The search for artifacts/anomolies should continue throughout the analysis. For example, finding a five-way interaction is very possibly due to data entry error.
-----
If you do imputation it is often advisable to try different approaches, list wise deletion, pairwise deletion, and value substitution.
Value substitution can be done by linear interpolation, mean of all other cases with valid values, mean of a fixed number of cases before after the case that has a missing value, median of all other cases with valid values, median of a fixed number of cases before after the case that has a missing value, , trend if there is other information, mean of other items in a scale, median of other items in a scale. Some times cases to find a value to substitute are from teh same cell (intersection strata by clusters) and sometimes across all cases without regard to stratum or cluster. Hot-deck methods are sometimes used.
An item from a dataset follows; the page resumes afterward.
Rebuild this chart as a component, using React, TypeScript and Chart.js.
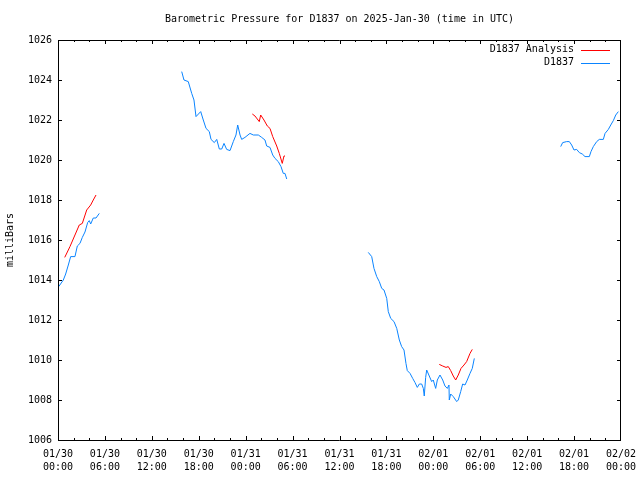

The time to reduce measurement error is mostly when you are developing the data gathering instrument. Cognitive testing is vital. Look intensively for differences in nuances, denotations, and connotations within and across cultures/languages/disciplines. Use as fine grained a response scale as is practical for the respondents in your rounds of pre-testing. You can always coarsen measurement post hoc, but you cannot refine it. Despite common usage if one uses the term literally is impossible to disaggregate data. If you want results by department, product type, shifts etc. You must gather data by department, product type, shifts etc.
Total uncertainty is made up of sampling error AND measurement error. In my experience, YMMV, the uncertainty due to measurement considerations is often much larger than that due to sampling. Sampling error is very much a lower bound on how much uncertainty there is. However, we usually have more certainty about the amount of sampling uncertainty.
-------------------------------------------
Arthur Kendall
Social Research Consultants
-------------------------------------------